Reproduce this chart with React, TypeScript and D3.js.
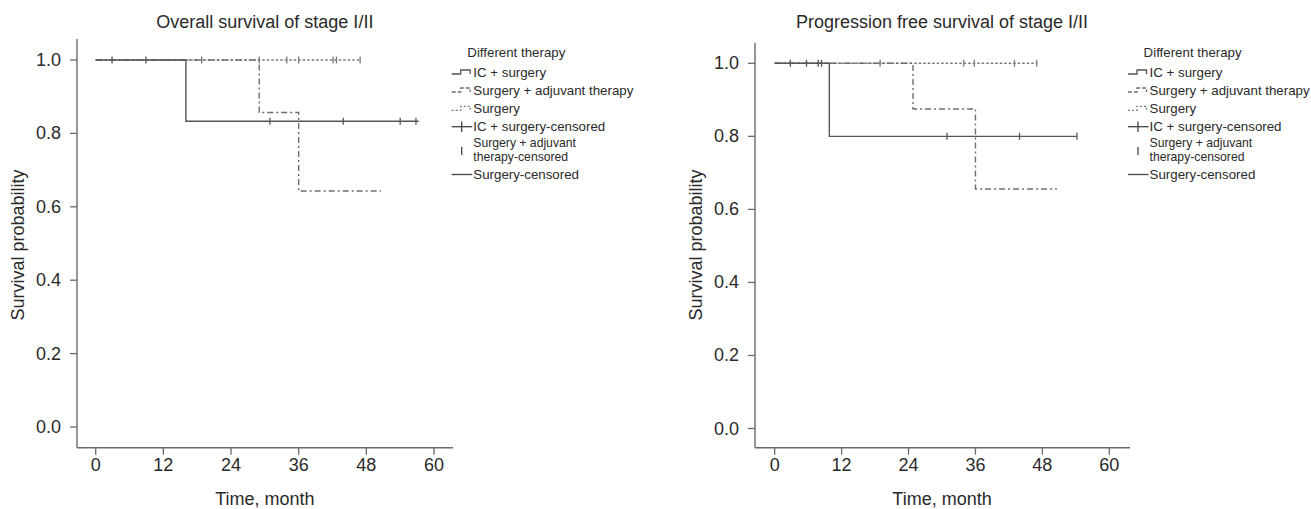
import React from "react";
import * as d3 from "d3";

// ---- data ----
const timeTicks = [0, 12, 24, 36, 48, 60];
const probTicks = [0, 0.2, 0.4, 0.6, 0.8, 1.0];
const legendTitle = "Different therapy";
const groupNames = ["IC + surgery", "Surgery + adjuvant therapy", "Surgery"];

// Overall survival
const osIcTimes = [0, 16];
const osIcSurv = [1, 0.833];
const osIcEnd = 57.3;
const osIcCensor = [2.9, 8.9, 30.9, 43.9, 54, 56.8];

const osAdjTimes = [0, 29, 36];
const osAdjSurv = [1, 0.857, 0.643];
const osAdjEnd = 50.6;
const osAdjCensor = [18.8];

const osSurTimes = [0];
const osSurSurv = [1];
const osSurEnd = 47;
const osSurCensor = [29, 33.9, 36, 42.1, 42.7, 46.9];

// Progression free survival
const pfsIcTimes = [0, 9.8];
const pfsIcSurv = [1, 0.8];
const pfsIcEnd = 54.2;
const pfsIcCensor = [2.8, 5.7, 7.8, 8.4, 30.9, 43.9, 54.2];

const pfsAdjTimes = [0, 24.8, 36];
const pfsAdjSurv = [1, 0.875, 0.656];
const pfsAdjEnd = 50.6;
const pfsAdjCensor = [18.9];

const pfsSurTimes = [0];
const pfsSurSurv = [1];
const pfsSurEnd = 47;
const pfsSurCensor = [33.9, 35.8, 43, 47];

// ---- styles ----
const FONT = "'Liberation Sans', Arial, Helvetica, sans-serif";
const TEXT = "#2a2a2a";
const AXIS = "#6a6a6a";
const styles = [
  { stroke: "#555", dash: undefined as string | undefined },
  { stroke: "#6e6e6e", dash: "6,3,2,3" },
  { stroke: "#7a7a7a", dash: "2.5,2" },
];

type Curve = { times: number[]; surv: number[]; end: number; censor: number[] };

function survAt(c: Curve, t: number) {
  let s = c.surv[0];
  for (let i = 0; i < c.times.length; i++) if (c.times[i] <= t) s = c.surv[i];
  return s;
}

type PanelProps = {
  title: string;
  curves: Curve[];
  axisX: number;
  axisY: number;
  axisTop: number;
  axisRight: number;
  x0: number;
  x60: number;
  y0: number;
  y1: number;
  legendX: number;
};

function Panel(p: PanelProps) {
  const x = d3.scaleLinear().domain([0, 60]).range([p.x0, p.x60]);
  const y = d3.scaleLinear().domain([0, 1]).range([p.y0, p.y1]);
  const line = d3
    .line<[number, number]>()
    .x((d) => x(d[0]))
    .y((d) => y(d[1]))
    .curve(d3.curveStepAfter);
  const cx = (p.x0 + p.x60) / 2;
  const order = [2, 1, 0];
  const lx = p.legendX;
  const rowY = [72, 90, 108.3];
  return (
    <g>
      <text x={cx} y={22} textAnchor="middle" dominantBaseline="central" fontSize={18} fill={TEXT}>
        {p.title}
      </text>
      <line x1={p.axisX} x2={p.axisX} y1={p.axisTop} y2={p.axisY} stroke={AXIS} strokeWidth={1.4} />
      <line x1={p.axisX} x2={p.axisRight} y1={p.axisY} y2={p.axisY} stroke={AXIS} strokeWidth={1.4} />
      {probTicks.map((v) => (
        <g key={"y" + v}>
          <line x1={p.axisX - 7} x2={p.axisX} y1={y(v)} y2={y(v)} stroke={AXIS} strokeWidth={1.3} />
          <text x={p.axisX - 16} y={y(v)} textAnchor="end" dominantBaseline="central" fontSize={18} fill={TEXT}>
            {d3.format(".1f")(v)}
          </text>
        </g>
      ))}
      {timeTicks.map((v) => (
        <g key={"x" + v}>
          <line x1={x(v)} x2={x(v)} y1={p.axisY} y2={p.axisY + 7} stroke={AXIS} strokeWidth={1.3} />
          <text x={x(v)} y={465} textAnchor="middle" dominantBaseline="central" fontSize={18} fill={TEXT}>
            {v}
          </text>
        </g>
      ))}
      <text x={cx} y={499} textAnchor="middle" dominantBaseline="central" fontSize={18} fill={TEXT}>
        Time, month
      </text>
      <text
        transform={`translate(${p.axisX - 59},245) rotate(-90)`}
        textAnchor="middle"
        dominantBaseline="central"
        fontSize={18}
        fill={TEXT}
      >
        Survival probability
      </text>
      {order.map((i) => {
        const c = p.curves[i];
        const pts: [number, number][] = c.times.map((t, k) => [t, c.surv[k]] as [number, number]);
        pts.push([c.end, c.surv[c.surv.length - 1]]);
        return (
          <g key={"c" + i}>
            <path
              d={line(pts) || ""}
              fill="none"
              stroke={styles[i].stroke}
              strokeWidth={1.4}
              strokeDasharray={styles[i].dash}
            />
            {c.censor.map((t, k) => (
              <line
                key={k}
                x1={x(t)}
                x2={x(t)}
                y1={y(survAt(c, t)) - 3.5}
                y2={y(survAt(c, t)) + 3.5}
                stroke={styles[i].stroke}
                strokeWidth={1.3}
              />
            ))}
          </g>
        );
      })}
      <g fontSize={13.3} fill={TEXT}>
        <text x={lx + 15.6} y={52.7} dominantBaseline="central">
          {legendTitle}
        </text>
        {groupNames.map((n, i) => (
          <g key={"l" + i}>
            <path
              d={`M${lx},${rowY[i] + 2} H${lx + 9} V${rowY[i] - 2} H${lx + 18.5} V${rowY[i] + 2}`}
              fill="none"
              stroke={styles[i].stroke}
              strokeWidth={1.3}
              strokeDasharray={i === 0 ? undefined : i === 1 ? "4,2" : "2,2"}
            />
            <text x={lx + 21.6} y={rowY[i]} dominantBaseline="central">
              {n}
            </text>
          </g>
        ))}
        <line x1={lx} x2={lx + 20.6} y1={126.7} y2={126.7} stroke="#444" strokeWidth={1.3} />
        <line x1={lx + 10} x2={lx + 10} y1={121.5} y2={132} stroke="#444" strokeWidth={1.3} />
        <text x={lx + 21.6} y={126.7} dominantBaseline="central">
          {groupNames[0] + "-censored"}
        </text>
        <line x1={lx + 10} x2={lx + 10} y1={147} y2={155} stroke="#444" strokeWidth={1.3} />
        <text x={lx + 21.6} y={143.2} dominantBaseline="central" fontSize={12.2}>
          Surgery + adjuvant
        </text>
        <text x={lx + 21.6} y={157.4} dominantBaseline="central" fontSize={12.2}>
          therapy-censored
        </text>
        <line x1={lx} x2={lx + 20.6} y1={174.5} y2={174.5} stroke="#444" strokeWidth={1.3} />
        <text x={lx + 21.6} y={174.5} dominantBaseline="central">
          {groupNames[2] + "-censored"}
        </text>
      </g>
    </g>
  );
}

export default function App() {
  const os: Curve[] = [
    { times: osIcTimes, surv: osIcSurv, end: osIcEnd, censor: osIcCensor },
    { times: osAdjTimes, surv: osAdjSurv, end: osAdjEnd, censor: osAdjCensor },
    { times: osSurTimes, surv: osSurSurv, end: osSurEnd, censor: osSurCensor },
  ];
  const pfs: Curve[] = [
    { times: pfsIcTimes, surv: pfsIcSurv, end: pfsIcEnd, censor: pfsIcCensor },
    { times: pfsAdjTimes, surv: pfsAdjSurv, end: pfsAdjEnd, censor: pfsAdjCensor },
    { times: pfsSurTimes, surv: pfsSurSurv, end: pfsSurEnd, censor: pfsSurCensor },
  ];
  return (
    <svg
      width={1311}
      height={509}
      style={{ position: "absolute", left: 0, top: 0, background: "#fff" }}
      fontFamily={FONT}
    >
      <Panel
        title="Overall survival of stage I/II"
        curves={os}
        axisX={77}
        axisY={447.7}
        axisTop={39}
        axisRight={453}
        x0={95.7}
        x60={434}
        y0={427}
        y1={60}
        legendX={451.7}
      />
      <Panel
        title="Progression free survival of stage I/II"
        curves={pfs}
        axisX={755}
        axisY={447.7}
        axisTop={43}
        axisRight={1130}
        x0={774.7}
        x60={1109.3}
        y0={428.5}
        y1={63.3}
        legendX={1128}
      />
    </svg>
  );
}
------------------------------------------------------------------------
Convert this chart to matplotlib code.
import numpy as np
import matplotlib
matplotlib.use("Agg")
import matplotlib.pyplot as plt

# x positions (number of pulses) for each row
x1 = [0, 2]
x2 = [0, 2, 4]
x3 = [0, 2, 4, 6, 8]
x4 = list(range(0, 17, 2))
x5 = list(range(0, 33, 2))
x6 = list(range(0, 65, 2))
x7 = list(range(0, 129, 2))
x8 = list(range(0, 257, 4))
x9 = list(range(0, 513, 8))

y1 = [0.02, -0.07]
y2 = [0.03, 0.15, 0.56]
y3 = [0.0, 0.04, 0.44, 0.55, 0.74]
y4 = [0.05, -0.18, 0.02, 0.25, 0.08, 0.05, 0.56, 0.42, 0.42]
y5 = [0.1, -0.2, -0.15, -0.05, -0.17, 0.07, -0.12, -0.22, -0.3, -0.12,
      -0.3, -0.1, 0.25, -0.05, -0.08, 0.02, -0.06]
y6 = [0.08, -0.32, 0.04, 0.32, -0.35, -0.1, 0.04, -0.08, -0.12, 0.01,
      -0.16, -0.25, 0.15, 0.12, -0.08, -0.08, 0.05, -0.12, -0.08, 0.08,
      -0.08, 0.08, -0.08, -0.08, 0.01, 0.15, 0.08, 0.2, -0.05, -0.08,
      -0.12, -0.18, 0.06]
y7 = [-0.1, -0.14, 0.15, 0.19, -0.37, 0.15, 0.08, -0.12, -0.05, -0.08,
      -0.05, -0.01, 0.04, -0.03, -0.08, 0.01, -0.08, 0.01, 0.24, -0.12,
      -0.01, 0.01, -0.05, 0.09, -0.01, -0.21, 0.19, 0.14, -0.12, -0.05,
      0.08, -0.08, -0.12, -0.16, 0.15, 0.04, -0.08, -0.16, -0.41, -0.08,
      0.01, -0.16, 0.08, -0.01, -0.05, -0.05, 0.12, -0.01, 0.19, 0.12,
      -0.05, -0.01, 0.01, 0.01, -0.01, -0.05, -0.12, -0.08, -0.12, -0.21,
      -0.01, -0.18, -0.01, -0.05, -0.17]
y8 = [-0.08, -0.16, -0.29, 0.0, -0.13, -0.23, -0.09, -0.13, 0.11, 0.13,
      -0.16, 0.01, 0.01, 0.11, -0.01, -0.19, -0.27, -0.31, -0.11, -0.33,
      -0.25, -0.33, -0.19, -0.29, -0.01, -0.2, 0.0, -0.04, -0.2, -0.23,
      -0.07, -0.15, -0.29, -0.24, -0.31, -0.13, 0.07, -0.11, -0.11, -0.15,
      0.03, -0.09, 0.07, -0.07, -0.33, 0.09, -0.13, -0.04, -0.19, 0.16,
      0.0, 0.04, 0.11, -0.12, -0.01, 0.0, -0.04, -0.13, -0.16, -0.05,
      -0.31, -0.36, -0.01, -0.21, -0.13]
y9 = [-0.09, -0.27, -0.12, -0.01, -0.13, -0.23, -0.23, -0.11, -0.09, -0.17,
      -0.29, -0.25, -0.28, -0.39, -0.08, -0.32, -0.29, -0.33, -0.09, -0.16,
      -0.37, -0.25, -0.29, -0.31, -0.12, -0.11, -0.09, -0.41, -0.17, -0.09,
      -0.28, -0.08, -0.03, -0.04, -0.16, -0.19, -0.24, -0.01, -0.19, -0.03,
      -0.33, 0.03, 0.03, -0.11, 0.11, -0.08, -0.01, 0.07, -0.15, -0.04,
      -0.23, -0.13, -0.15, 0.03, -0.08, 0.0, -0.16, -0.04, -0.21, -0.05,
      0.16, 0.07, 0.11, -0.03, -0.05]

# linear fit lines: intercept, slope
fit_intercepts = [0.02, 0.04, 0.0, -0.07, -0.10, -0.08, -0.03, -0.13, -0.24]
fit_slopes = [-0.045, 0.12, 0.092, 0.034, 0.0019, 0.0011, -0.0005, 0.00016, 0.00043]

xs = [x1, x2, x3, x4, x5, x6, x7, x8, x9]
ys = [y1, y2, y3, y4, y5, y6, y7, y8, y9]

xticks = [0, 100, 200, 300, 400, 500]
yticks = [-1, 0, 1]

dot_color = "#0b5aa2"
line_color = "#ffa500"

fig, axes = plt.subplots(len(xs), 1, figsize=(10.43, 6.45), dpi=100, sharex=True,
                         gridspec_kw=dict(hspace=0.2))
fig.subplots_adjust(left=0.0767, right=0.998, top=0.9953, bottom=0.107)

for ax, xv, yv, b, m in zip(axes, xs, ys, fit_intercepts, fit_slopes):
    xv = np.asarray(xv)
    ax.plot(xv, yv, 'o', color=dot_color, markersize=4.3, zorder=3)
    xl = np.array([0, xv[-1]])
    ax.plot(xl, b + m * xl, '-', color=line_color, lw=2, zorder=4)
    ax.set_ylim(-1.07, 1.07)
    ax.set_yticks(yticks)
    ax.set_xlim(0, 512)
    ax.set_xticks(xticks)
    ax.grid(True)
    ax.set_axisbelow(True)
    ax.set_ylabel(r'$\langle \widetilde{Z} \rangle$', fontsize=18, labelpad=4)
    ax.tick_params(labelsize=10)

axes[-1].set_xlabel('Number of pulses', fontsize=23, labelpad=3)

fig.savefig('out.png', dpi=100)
------------------------------------------------------------------------
▶ Challenge
Write out the lines from the one containing "Reproduce this chart" down to the one containing "const pfsAdjCensor = [18.9];", both included, exactly as they appear. Leave out any pictures.

▶ The solution
Reproduce this chart with React, TypeScript and D3.js.
import React from "react";
import * as d3 from "d3";

// ---- data ----
const timeTicks = [0, 12, 24, 36, 48, 60];
const probTicks = [0, 0.2, 0.4, 0.6, 0.8, 1.0];
const legendTitle = "Different therapy";
const groupNames = ["IC + surgery", "Surgery + adjuvant therapy", "Surgery"];

// Overall survival
const osIcTimes = [0, 16];
const osIcSurv = [1, 0.833];
const osIcEnd = 57.3;
const osIcCensor = [2.9, 8.9, 30.9, 43.9, 54, 56.8];

const osAdjTimes = [0, 29, 36];
const osAdjSurv = [1, 0.857, 0.643];
const osAdjEnd = 50.6;
const osAdjCensor = [18.8];

const osSurTimes = [0];
const osSurSurv = [1];
const osSurEnd = 47;
const osSurCensor = [29, 33.9, 36, 42.1, 42.7, 46.9];

// Progression free survival
const pfsIcTimes = [0, 9.8];
const pfsIcSurv = [1, 0.8];
const pfsIcEnd = 54.2;
const pfsIcCensor = [2.8, 5.7, 7.8, 8.4, 30.9, 43.9, 54.2];

const pfsAdjTimes = [0, 24.8, 36];
const pfsAdjSurv = [1, 0.875, 0.656];
const pfsAdjEnd = 50.6;
const pfsAdjCensor = [18.9];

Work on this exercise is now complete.